In my many years of working with voucher schools I never saw anything that led me to believe schools were violating the law in regards to special needs pupils. Debate over whether the law overseeing voucher schools is flawed is fair-game for policy makers and interest groups, but a legal investigation is not a policy debate. As for the accusations that the investigation was politically motivated…I have no idea. If there is evidence of that I am sure it will come to light in time.
The lack of legal violations does not mean, however, that the concentration of special needs pupils is the same in public schools and the MPCP. The Milwaukee Public Schools (MPS) serve a larger percentage of special needs pupils than the MPCP. Though there are competing claims about the actual percentage of special needs pupils in the MPCP, there is no doubt MPS has a substantially higher percentage of special needs pupils. I also suspect the severity of needs is greater in MPS. Why? MPCP schools are not equipped to handle the same scope of needs as MPS. Part of the reason is funding, part of the reason is the difference between a school system and a system of schools, and part of the reason is a lack of facilities.
The question to consider is whether the differences between MPS and the MPCP in regards to special needs are problematic. I say yes, but only because it is another byproduct of Milwaukee’s fragmented approach to publicly-funded education. For example, I do not think many are overly concerned that certain MPS schools specialize in services for certain students.
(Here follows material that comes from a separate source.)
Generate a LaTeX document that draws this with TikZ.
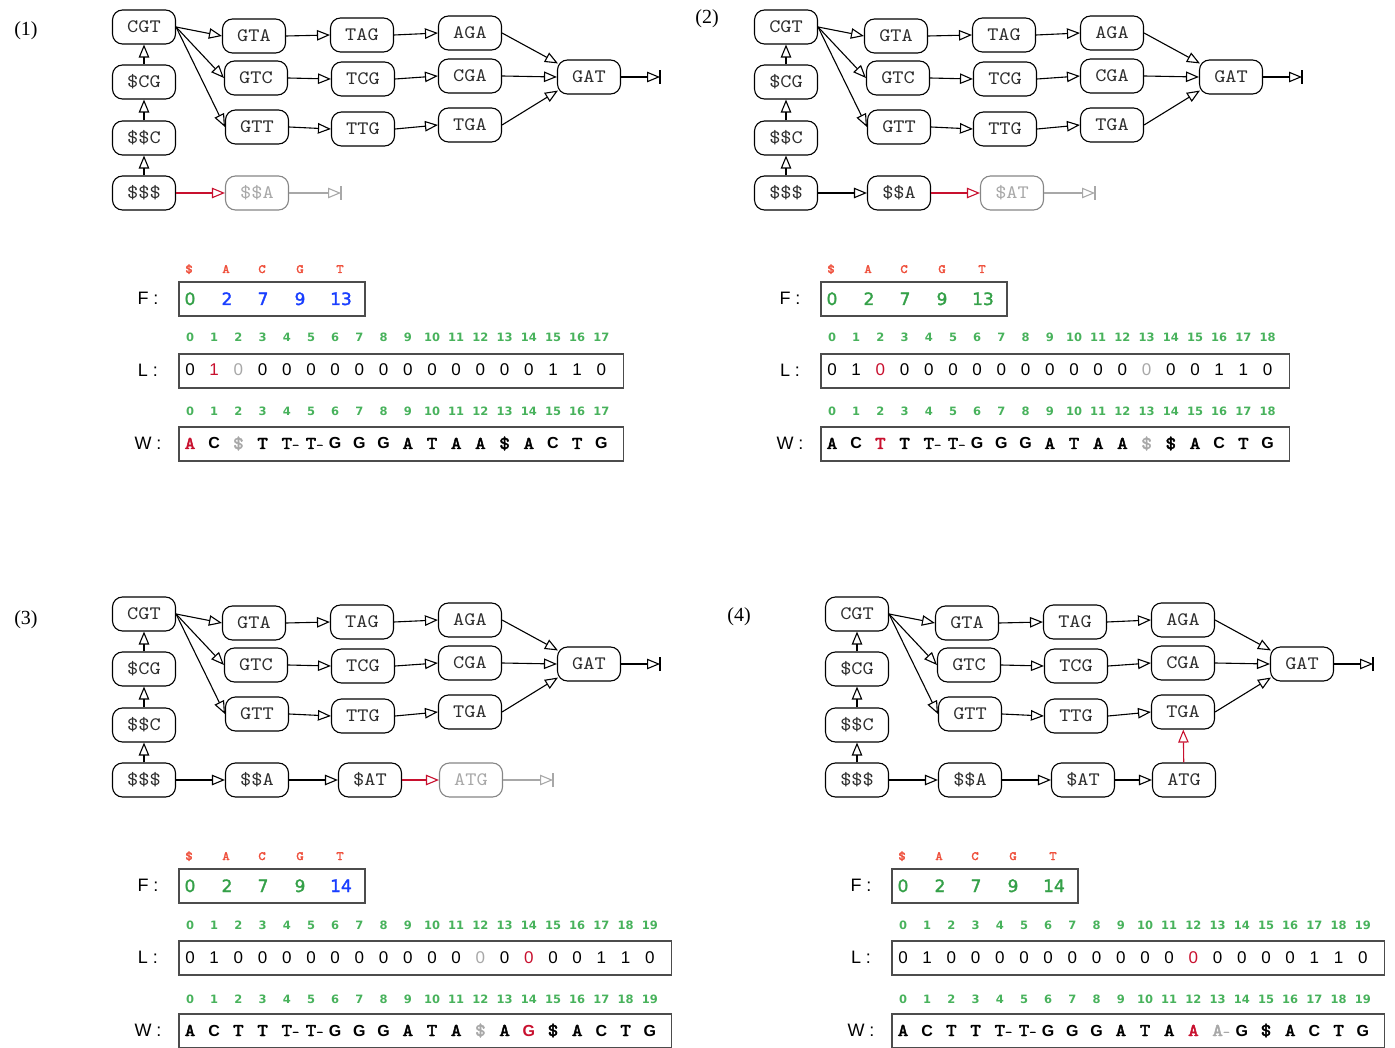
\documentclass[tikz,border=0pt]{standalone}
\usepackage{fontspec}
\setmainfont{Liberation Serif}
\newfontfamily\cour{lmmono10-regular.otf}[FakeStretch=1.12]
\newfontfamily\courb{lmmono10-regular.otf}[FakeStretch=1.12, FakeBold=2.5]
\newfontfamily\sansf{Liberation Sans}
\newfontfamily\dvm{DejaVu Sans}[FakeBold=1.8]
\newfontfamily\dvf{DejaVu Sans}
\usetikzlibrary{arrows.meta,calc}
\definecolor{cgreen}{RGB}{52,160,72}
\definecolor{cidx}{RGB}{72,178,92}
\definecolor{cblue}{RGB}{25,62,255}
\definecolor{cred}{RGB}{200,16,46}
\definecolor{corange}{RGB}{238,78,58}
\definecolor{cgray}{RGB}{168,168,168}
\definecolor{ctext}{RGB}{45,45,45}
\newcommand{\wTd}{T\rlap{\fontsize{12}{12}\selectfont -}}
\newcommand{\wAd}{A\rlap{\fontsize{12}{12}\selectfont -}}
\newcommand{\wC}{{\sansf\bfseries\fontsize{16}{16}\selectfont C}}
\newcommand{\wG}{{\sansf\bfseries\fontsize{16}{16}\selectfont G}}
\tikzset{
  nd/.style={draw=black, line width=1.1pt, rounded corners=10pt, minimum width=63pt,
    minimum height=34pt, inner sep=0pt, text=ctext, text height=11pt, text depth=0pt,
    font=\cour\fontsize{19}{19}\selectfont},
  gnd/.style={nd, draw=cgray!80!black, text=cgray},
  arr/.style={line width=1.1pt, -{Triangle[open,length=13pt,width=10.5pt]}},
  tick/.style={line width=1.1pt},
  plab/.style={font=\fontsize{20}{20}\selectfont, inner sep=0pt},
  flab/.style={font=\sansf\fontsize{18}{18}\selectfont, inner sep=0pt},
  abox/.style={draw=black!70, line width=1.1pt, rectangle, inner sep=0pt},
  fh/.style={anchor=base, inner sep=0pt, text=corange, font=\courb\fontsize{12.5}{12.5}\selectfont},
  fv/.style={anchor=base, inner sep=0pt, font=\dvm\fontsize{17}{17}\selectfont},
  idx/.style={anchor=base, inner sep=0pt, text=cidx, font=\dvf\bfseries\fontsize{11.5}{11.5}\selectfont},
  lv/.style={anchor=base, inner sep=0pt, text=black, font=\sansf\fontsize{17}{17}\selectfont},
  wv/.style={anchor=base, inner sep=0pt, text=black, font=\courb\fontsize{18}{18}\selectfont}
}
\newcommand{\mygraph}[1]{%
  \node[nd] (#1cgt) at (144,27) {CGT};
  \node[nd] (#1scg) at (144,82) {\$CG};
  \node[nd] (#1ssc) at (144,138) {\$\$C};
  \node[nd] (#1sss) at (144,193) {\$\$\$};
  \node[nd] (#1gta) at (254,36) {GTA};
  \node[nd] (#1gtc) at (256,78) {GTC};
  \node[nd] (#1gtt) at (257,127) {GTT};
  \node[nd] (#1tag) at (362,35) {TAG};
  \node[nd] (#1tcg) at (363,79) {TCG};
  \node[nd] (#1ttg) at (363,129) {TTG};
  \node[nd] (#1aga) at (470,33) {AGA};
  \node[nd] (#1cga) at (470,76) {CGA};
  \node[nd] (#1tga) at (470,125) {TGA};
  \node[nd] (#1gat) at (589,77) {GAT};
  \coordinate (#1end) at (660,77);
  \draw[arr] (#1scg) -- (#1cgt);
  \draw[arr] (#1ssc) -- (#1scg);
  \draw[arr] (#1sss) -- (#1ssc);
  \draw[arr] (#1cgt.east) -- (#1gta.west);
  \draw[arr] (#1cgt.east) -- (#1gtc.west);
  \draw[arr] (#1cgt.east) -- (#1gtt.west);
  \draw[arr] (#1gta.east) -- (#1tag.west);
  \draw[arr] (#1gtc.east) -- (#1tcg.west);
  \draw[arr] (#1gtt.east) -- (#1ttg.west);
  \draw[arr] (#1tag.east) -- (#1aga.west);
  \draw[arr] (#1tcg.east) -- (#1cga.west);
  \draw[arr] (#1ttg.east) -- (#1tga.west);
  \draw[arr] (#1aga.east) -- ([xshift=1pt,yshift=-4pt]#1gat.north west);
  \draw[arr] (#1cga.east) -- (#1gat.west);
  \draw[arr] (#1tga.east) -- ([xshift=1pt,yshift=4pt]#1gat.south west);
  \draw[arr] (#1gat) -- (#1end);
  \draw[tick] ([yshift=-7pt]#1end) -- ([yshift=7pt]#1end);
}
\newcommand{\myarrays}[5]{%
  \node[flab] (#1Fl) at (148,298) {F :};
  \node[flab] (#1Ll) at (148,370) {L :};
  \node[flab] (#1Wl) at (148,443) {W :};
  \node[abox, minimum width=186, minimum height=34] (#1F) at (272,299) {};
  \pgfmathsetmacro\myR{190+24.2*#2+22}
  \node[abox, minimum width={\myR-179}, minimum height=34] (#1L) at ({(179+\myR)/2},371) {};
  \node[abox, minimum width={\myR-179}, minimum height=34] (#1W) at ({(179+\myR)/2},444) {};
  \foreach \ch/\xx [count=\i] in {\$/189,A/226,C/262,G/300,T/340}
    \node[fh] (#1Fh\i) at (\xx,273) {\ch};
  \foreach \cc/\v/\xx [count=\i] in {#3}
    \node[fv, text=\cc] (#1Fv\i) at (\xx,305) {\v};
  \foreach \i in {0,...,#2}
    \node[idx] (#1Li\i) at ({190+24.2*\i},342) {\i};
  \foreach \v [count=\i from 0] in {#4}
    \node[lv] (#1Lv\i) at ({190+24.2*\i},376) {\v};
  \foreach \i in {0,...,#2}
    \node[idx] (#1Wi\i) at ({190+24.2*\i},416) {\i};
  \foreach \v [count=\i from 0] in {#5}
    \node[wv] (#1Wv\i) at ({190+24.2*\i},449) {\v};
}
\begin{document}
\begin{tikzpicture}[x=1pt,y=-1pt]
\useasboundingbox (0,0) rectangle (1395,1048);
\node[plab] (lab1) at (26,31) {(1)};
\node[plab] (lab2) at (707,19) {(2)};
\node[plab] (lab3) at (26,620) {(3)};
\node[plab] (lab4) at (739,617) {(4)};

% ---------- panel 1
\mygraph{a}
\node[gnd] (assa) at (257,193) {\$\$A};
\coordinate (aend2) at (341,193);
\draw[arr, draw=cred] (asss) -- (assa);
\draw[arr, draw=cgray] (assa) -- (aend2);
\draw[tick, draw=cgray] ([yshift=-7pt]aend2) -- ([yshift=7pt]aend2);
\myarrays{a}{17}{cgreen/0/190,cblue/2/227,cblue/7/263,cblue/9/300,cblue/13/341}
 {0,{\color{cred}1},{\color{cgray}0},0,0,0,0,0,0,0,0,0,0,0,0,1,1,0}
 {{\color{cred}A},\wC,{\color{cgray}\$},T,\wTd,\wTd,\wG,\wG,\wG,A,T,A,A,\$,A,\wC,T,\wG}

% ---------- panel 2
\begin{scope}[shift={(642,0)}]
\mygraph{b}
\node[nd] (bssa) at (257,193) {\$\$A};
\node[gnd] (bsat) at (370,193) {\$AT};
\coordinate (bend2) at (453,193);
\draw[arr] (bsss) -- (bssa);
\draw[arr, draw=cred] (bssa) -- (bsat);
\draw[arr, draw=cgray] (bsat) -- (bend2);
\draw[tick, draw=cgray] ([yshift=-7pt]bend2) -- ([yshift=7pt]bend2);
\myarrays{b}{18}{cgreen/0/190,cgreen/2/227,cgreen/7/263,cgreen/9/300,cgreen/13/341}
 {0,1,{\color{cred}0},0,0,0,0,0,0,0,0,0,0,{\color{cgray}0},0,0,1,1,0}
 {A,\wC,{\color{cred}T},T,\wTd,\wTd,\wG,\wG,\wG,A,T,A,A,{\color{cgray}\$},\$,A,\wC,T,\wG}
\end{scope}

% ---------- panel 3
\begin{scope}[shift={(0,587)}]
\mygraph{c}
\node[nd] (cssa) at (257,193) {\$\$A};
\node[nd] (csat) at (370,193) {\$AT};
\node[gnd] (catg) at (471,193) {ATG};
\coordinate (cend2) at (553,193);
\draw[arr] (csss) -- (cssa);
\draw[arr] (cssa) -- (csat);
\draw[arr, draw=cred] (csat) -- (catg);
\draw[arr, draw=cgray] (catg) -- (cend2);
\draw[tick, draw=cgray] ([yshift=-7pt]cend2) -- ([yshift=7pt]cend2);
\myarrays{c}{19}{cgreen/0/190,cgreen/2/227,cgreen/7/263,cgreen/9/300,cblue/14/341}
 {0,1,0,0,0,0,0,0,0,0,0,0,{\color{cgray}0},0,{\color{cred}0},0,0,1,1,0}
 {A,\wC,T,T,\wTd,\wTd,\wG,\wG,\wG,A,T,A,{\color{cgray}\$},A,{\color{cred}\wG},\$,A,\wC,T,\wG}
\end{scope}

% ---------- panel 4
\begin{scope}[shift={(713,587)}]
\mygraph{d}
\node[nd] (dssa) at (257,193) {\$\$A};
\node[nd] (dsat) at (370,193) {\$AT};
\node[nd] (datg) at (471,193) {ATG};
\draw[arr] (dsss) -- (dssa);
\draw[arr] (dssa) -- (dsat);
\draw[arr] (dsat) -- (datg);
\draw[arr, draw=cred] (datg) -- (dtga);
\myarrays{d}{19}{cgreen/0/190,cgreen/2/227,cgreen/7/263,cgreen/9/300,cgreen/14/341}
 {0,1,0,0,0,0,0,0,0,0,0,0,{\color{cred}0},0,0,0,0,1,1,0}
 {A,\wC,T,T,\wTd,\wTd,\wG,\wG,\wG,A,T,A,{\color{cred}A},{\color{cgray}\wAd},\wG,\$,A,\wC,T,\wG}
\end{scope}
\end{tikzpicture}
\end{document}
That is logical. If all publicly funded schools in Milwaukee were part of some common governance structure, the individual differences in services between MPS and MPCP schools would be no different than the differences within MPS. But alas, because Milwaukee schools are funded and regulated differently, and because the education debate in Milwaukee is so adversarial, the issue of special needs pupils is just another fault-line.
So I am happy that the investigation of MPCP schools did not find evidence of systematic discrimination of special needs pupils. But I wonder…could all the energy that went into that investigation (and the other education battles in Milwaukee) been directed toward something that actually improved services for Milwaukee pupils?